Reproduce the listing below exactly, minus its pictures.
----- INFORMATION PROVIDED -----
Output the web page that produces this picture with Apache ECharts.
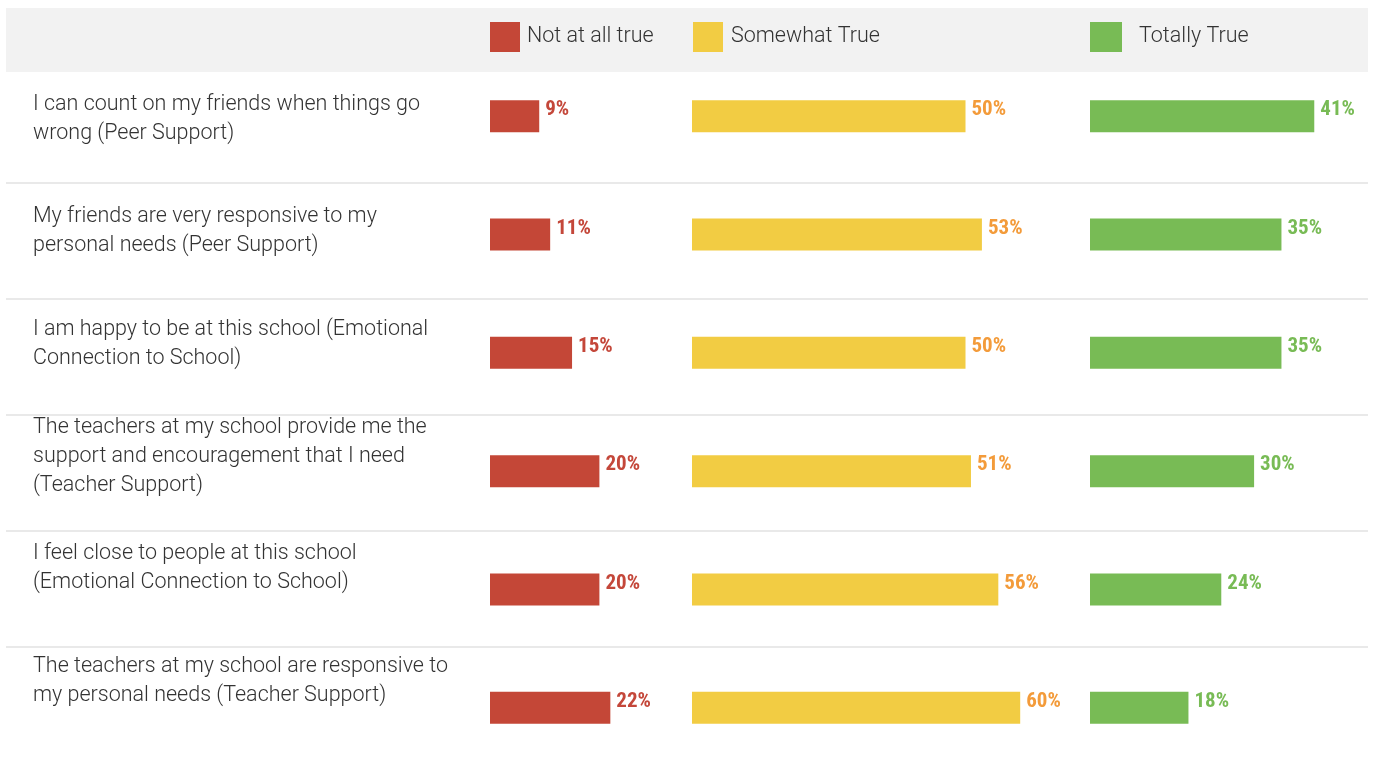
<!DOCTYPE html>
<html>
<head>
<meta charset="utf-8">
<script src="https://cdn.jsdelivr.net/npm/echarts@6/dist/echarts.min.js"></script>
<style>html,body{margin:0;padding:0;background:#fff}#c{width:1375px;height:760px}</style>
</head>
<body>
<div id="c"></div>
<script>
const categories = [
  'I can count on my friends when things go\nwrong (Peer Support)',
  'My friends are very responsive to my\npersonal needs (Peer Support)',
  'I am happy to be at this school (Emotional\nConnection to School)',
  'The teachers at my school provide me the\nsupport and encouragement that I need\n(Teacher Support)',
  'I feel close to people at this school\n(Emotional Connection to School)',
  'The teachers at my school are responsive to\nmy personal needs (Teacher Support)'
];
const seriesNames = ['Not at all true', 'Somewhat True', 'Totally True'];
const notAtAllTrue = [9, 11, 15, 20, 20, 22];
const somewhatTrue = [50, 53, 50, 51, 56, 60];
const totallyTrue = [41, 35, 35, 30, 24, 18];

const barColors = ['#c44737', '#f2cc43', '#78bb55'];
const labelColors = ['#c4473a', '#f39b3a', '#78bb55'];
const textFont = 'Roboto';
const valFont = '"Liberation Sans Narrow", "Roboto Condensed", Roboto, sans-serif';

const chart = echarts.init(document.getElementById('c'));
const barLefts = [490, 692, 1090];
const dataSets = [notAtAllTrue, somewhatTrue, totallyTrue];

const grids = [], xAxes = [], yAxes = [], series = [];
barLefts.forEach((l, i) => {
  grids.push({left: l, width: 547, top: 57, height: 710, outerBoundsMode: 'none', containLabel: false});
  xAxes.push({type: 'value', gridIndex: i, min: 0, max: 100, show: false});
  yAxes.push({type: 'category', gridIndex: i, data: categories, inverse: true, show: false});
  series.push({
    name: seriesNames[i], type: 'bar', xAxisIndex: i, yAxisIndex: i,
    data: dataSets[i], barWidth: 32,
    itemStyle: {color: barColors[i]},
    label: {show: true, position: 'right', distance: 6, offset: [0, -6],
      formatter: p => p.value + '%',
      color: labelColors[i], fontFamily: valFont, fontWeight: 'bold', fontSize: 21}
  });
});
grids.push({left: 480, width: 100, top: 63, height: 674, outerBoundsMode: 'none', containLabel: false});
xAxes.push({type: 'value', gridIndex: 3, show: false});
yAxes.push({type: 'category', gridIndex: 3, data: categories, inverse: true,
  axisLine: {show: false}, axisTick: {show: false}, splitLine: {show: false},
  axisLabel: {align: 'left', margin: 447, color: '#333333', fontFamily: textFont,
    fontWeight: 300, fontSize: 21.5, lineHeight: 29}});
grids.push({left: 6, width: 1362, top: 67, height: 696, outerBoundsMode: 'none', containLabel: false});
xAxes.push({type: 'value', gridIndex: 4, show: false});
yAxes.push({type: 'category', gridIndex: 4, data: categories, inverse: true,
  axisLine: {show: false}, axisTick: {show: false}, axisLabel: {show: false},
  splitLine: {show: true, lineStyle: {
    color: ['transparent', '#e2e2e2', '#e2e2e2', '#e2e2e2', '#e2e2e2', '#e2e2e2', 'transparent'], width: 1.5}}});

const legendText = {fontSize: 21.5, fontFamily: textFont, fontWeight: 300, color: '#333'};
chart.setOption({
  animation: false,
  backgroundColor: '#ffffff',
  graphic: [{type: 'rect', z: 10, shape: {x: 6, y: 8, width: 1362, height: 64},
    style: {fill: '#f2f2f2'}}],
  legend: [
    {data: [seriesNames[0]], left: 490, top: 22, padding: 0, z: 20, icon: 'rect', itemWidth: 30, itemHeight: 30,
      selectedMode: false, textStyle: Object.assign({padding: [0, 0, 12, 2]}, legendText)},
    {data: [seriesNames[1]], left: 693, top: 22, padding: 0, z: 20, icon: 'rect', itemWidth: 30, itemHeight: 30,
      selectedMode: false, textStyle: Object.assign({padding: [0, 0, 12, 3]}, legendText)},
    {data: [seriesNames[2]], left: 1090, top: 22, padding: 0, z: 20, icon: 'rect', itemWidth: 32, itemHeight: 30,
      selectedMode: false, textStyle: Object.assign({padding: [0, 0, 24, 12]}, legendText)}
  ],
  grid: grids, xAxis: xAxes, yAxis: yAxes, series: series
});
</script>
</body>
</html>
-----
### ANSWER TO THE TASK
Output the web page that produces this picture with Apache ECharts.
<!DOCTYPE html>
<html>
<head>
<meta charset="utf-8">
<script src="https://cdn.jsdelivr.net/npm/echarts@6/dist/echarts.min.js"></script>
<style>html,body{margin:0;padding:0;background:#fff}#c{width:1375px;height:760px}</style>
</head>
<body>
<div id="c"></div>
<script>
const categories = [
  'I can count on my friends when things go\nwrong (Peer Support)',
  'My friends are very responsive to my\npersonal needs (Peer Support)',
  'I am happy to be at this school (Emotional\nConnection to School)',
  'The teachers at my school provide me the\nsupport and encouragement that I need\n(Teacher Support)',
  'I feel close to people at this school\n(Emotional Connection to School)',
  'The teachers at my school are responsive to\nmy personal needs (Teacher Support)'
];
const seriesNames = ['Not at all true', 'Somewhat True', 'Totally True'];
const notAtAllTrue = [9, 11, 15, 20, 20, 22];
const somewhatTrue = [50, 53, 50, 51, 56, 60];
const totallyTrue = [41, 35, 35, 30, 24, 18];

const barColors = ['#c44737', '#f2cc43', '#78bb55'];
const labelColors = ['#c4473a', '#f39b3a', '#78bb55'];
const textFont = 'Roboto';
const valFont = '"Liberation Sans Narrow", "Roboto Condensed", Roboto, sans-serif';

const chart = echarts.init(document.getElementById('c'));
const barLefts = [490, 692, 1090];
const dataSets = [notAtAllTrue, somewhatTrue, totallyTrue];

const grids = [], xAxes = [], yAxes = [], series = [];
barLefts.forEach((l, i) => {
  grids.push({left: l, width: 547, top: 57, height: 710, outerBoundsMode: 'none', containLabel: false});
  xAxes.push({type: 'value', gridIndex: i, min: 0, max: 100, show: false});
  yAxes.push({type: 'category', gridIndex: i, data: categories, inverse: true, show: false});
  series.push({
    name: seriesNames[i], type: 'bar', xAxisIndex: i, yAxisIndex: i,
    data: dataSets[i], barWidth: 32,
    itemStyle: {color: barColors[i]},
    label: {show: true, position: 'right', distance: 6, offset: [0, -6],
      formatter: p => p.value + '%',
      color: labelColors[i], fontFamily: valFont, fontWeight: 'bold', fontSize: 21}
  });
});
grids.push({left: 480, width: 100, top: 63, height: 674, outerBoundsMode: 'none', containLabel: false});
xAxes.push({type: 'value', gridIndex: 3, show: false});
yAxes.push({type: 'category', gridIndex: 3, data: categories, inverse: true,
  axisLine: {show: false}, axisTick: {show: false}, splitLine: {show: false},
  axisLabel: {align: 'left', margin: 447, color: '#333333', fontFamily: textFont,
    fontWeight: 300, fontSize: 21.5, lineHeight: 29}});
grids.push({left: 6, width: 1362, top: 67, height: 696, outerBoundsMode: 'none', containLabel: false});
xAxes.push({type: 'value', gridIndex: 4, show: false});
yAxes.push({type: 'category', gridIndex: 4, data: categories, inverse: true,
  axisLine: {show: false}, axisTick: {show: false}, axisLabel: {show: false},
  splitLine: {show: true, lineStyle: {
    color: ['transparent', '#e2e2e2', '#e2e2e2', '#e2e2e2', '#e2e2e2', '#e2e2e2', 'transparent'], width: 1.5}}});

const legendText = {fontSize: 21.5, fontFamily: textFont, fontWeight: 300, color: '#333'};
chart.setOption({
  animation: false,
  backgroundColor: '#ffffff',
  graphic: [{type: 'rect', z: 10, shape: {x: 6, y: 8, width: 1362, height: 64},
    style: {fill: '#f2f2f2'}}],
  legend: [
    {data: [seriesNames[0]], left: 490, top: 22, padding: 0, z: 20, icon: 'rect', itemWidth: 30, itemHeight: 30,
      selectedMode: false, textStyle: Object.assign({padding: [0, 0, 12, 2]}, legendText)},
    {data: [seriesNames[1]], left: 693, top: 22, padding: 0, z: 20, icon: 'rect', itemWidth: 30, itemHeight: 30,
      selectedMode: false, textStyle: Object.assign({padding: [0, 0, 12, 3]}, legendText)},
    {data: [seriesNames[2]], left: 1090, top: 22, padding: 0, z: 20, icon: 'rect', itemWidth: 32, itemHeight: 30,
      selectedMode: false, textStyle: Object.assign({padding: [0, 0, 24, 12]}, legendText)}
  ],
  grid: grids, xAxis: xAxes, yAxis: yAxes, series: series
});
</script>
</body>
</html>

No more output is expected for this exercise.